ENTRIES PROVIDED start

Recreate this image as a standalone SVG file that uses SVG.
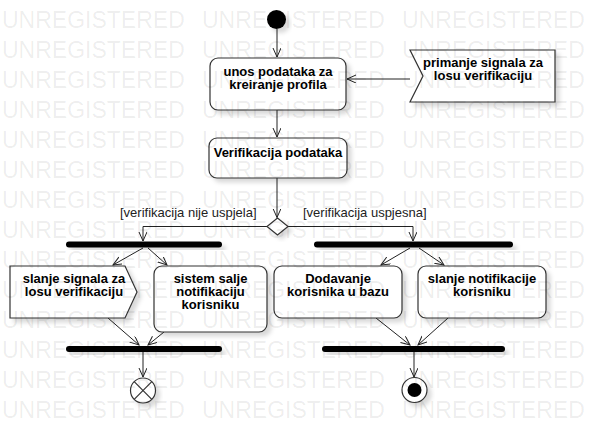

ENTRIES PROVIDED end
ENTRIES PROVIDED start

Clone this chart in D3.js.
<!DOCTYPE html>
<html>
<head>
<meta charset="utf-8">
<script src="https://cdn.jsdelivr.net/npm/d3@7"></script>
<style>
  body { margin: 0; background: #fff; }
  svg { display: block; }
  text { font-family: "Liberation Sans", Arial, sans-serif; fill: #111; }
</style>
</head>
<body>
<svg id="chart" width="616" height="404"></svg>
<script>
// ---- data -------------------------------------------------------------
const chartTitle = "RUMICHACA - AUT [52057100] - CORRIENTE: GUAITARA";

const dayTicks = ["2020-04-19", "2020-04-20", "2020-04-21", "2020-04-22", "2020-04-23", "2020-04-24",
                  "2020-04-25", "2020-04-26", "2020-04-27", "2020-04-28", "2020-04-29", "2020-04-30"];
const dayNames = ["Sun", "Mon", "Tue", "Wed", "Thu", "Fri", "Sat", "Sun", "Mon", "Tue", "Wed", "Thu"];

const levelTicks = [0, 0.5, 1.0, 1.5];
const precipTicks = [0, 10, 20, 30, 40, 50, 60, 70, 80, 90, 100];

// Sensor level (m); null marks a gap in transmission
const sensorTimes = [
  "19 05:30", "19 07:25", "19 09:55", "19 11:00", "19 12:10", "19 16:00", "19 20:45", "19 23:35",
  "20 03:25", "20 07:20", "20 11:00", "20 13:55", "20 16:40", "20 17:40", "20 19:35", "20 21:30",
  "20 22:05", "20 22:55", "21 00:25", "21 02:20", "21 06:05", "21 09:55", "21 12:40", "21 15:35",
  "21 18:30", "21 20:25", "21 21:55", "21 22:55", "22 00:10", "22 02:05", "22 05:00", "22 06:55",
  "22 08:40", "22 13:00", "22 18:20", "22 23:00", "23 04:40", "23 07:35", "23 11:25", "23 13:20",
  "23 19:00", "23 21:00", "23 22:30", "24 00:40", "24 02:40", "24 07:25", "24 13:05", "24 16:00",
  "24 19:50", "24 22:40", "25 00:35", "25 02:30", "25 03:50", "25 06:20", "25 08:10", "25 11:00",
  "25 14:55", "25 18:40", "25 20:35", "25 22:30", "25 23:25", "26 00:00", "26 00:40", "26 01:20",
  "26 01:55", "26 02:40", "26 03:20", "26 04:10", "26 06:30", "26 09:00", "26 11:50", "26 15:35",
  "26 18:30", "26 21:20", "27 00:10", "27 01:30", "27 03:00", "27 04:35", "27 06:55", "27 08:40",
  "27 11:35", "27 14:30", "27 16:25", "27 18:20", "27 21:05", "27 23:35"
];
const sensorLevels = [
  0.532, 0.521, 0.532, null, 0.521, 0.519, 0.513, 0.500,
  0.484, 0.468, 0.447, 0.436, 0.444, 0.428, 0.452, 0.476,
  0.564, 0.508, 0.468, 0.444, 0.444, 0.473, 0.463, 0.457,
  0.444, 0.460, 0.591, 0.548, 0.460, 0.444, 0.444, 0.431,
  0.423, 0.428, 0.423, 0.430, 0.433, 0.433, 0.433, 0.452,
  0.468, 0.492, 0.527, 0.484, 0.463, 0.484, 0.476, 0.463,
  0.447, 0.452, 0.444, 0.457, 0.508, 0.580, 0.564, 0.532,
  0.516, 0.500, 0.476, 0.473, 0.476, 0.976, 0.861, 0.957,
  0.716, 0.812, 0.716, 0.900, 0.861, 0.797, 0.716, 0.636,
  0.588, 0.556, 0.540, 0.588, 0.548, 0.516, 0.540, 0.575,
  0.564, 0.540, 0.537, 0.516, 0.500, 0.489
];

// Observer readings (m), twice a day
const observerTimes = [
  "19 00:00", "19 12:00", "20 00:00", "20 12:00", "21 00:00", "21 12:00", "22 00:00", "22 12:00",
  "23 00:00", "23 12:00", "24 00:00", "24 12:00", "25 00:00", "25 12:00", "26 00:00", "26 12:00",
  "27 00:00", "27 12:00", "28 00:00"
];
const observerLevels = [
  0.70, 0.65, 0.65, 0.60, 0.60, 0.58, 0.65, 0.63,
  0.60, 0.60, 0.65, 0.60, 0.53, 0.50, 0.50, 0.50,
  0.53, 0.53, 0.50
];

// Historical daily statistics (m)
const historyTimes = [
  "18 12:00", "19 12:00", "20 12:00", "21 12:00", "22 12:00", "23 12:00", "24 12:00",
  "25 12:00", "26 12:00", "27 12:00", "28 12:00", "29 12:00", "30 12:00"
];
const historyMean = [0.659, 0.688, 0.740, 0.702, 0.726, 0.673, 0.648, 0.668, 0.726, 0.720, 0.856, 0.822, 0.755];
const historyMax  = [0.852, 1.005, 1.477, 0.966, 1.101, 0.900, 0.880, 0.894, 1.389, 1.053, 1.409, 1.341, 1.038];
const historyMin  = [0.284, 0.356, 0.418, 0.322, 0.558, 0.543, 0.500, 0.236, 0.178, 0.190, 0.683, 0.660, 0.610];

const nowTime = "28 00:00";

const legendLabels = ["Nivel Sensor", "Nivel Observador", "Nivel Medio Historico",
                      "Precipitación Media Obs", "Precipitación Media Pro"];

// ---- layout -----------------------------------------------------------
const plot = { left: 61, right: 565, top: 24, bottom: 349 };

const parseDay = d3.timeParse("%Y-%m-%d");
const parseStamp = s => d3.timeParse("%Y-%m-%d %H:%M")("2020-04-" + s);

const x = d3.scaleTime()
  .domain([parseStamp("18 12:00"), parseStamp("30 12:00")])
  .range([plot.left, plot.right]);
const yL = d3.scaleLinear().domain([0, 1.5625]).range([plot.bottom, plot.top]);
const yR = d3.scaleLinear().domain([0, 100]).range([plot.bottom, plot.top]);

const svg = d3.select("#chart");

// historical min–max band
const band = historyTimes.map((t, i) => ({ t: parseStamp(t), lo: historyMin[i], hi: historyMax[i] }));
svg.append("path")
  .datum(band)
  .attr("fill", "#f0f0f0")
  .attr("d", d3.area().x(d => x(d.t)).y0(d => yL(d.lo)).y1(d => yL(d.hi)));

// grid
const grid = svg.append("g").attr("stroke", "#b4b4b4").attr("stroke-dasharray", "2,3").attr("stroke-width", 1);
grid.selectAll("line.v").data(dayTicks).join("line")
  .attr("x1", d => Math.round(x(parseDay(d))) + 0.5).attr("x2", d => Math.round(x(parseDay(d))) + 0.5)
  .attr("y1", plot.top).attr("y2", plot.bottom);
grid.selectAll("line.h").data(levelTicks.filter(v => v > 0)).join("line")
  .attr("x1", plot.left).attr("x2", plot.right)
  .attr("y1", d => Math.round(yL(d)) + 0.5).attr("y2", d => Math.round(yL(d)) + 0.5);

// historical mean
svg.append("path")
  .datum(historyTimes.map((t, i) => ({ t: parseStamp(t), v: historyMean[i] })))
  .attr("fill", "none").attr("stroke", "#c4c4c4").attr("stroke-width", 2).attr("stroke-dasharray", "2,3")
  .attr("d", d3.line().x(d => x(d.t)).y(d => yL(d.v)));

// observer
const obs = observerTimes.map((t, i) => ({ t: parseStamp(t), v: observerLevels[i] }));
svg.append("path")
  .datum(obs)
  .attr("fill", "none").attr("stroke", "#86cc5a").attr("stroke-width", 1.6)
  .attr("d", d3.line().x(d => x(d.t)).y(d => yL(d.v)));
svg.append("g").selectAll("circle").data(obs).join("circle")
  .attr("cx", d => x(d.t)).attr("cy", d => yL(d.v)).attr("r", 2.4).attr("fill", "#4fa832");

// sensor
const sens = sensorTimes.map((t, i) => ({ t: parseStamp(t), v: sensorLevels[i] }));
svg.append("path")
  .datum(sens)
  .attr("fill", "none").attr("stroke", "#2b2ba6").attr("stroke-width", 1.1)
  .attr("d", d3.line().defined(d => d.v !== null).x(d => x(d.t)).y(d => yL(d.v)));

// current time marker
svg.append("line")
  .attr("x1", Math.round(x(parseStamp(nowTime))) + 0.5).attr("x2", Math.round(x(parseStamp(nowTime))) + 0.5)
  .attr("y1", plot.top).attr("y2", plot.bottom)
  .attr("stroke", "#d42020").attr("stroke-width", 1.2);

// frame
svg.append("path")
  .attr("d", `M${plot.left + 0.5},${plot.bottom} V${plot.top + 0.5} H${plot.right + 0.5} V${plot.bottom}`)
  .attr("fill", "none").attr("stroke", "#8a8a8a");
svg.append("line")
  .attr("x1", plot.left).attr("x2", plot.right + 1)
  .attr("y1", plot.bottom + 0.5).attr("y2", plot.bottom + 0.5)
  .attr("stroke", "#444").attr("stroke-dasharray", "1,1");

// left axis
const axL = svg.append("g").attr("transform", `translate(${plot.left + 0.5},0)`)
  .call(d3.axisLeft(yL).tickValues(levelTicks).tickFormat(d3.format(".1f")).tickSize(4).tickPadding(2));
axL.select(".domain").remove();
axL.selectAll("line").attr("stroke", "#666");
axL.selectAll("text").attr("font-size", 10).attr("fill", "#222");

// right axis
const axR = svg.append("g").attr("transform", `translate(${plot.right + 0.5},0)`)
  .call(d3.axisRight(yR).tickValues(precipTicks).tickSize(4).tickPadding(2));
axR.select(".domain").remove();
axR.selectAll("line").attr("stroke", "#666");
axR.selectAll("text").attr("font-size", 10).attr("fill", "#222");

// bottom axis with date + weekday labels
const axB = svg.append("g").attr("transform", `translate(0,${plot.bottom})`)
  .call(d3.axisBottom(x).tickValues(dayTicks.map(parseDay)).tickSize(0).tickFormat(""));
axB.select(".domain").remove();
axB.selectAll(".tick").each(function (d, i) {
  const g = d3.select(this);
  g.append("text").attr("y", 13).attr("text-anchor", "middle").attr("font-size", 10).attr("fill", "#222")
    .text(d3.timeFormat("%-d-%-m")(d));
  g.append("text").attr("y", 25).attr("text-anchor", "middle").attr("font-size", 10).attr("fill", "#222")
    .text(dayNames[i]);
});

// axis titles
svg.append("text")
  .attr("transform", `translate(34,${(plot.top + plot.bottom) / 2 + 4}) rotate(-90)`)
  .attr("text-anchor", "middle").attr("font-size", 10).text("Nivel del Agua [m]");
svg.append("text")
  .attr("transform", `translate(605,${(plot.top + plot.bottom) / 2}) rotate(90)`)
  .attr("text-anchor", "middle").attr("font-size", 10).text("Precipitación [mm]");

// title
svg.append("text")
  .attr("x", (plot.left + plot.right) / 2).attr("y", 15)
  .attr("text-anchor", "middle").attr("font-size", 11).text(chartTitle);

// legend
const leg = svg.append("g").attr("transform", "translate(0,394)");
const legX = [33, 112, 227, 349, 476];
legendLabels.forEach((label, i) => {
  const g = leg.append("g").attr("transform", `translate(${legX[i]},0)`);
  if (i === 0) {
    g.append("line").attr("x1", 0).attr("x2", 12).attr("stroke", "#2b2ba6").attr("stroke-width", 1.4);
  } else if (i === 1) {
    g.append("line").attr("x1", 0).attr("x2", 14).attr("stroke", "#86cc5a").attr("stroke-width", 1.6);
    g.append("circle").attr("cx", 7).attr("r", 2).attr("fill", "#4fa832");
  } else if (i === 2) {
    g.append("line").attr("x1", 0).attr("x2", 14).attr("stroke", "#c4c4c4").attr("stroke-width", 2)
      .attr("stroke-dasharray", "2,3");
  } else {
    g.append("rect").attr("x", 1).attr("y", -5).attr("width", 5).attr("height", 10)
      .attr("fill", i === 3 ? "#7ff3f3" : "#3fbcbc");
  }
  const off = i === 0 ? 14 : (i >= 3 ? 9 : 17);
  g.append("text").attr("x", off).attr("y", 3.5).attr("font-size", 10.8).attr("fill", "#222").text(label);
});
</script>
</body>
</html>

ENTRIES PROVIDED end

= YOUR GOAL =
Output only the lines from the one containing "Clone this chart in D3.js." through the one containing "80, 90, 100];", inclusive, exactly as written.

= COMPLETE OUTPUT =
Clone this chart in D3.js.
<!DOCTYPE html>
<html>
<head>
<meta charset="utf-8">
<script src="https://cdn.jsdelivr.net/npm/d3@7"></script>
<style>
  body { margin: 0; background: #fff; }
  svg { display: block; }
  text { font-family: "Liberation Sans", Arial, sans-serif; fill: #111; }
</style>
</head>
<body>
<svg id="chart" width="616" height="404"></svg>
<script>
// ---- data -------------------------------------------------------------
const chartTitle = "RUMICHACA - AUT [52057100] - CORRIENTE: GUAITARA";

const dayTicks = ["2020-04-19", "2020-04-20", "2020-04-21", "2020-04-22", "2020-04-23", "2020-04-24",
                  "2020-04-25", "2020-04-26", "2020-04-27", "2020-04-28", "2020-04-29", "2020-04-30"];
const dayNames = ["Sun", "Mon", "Tue", "Wed", "Thu", "Fri", "Sat", "Sun", "Mon", "Tue", "Wed", "Thu"];

const levelTicks = [0, 0.5, 1.0, 1.5];
const precipTicks = [0, 10, 20, 30, 40, 50, 60, 70, 80, 90, 100];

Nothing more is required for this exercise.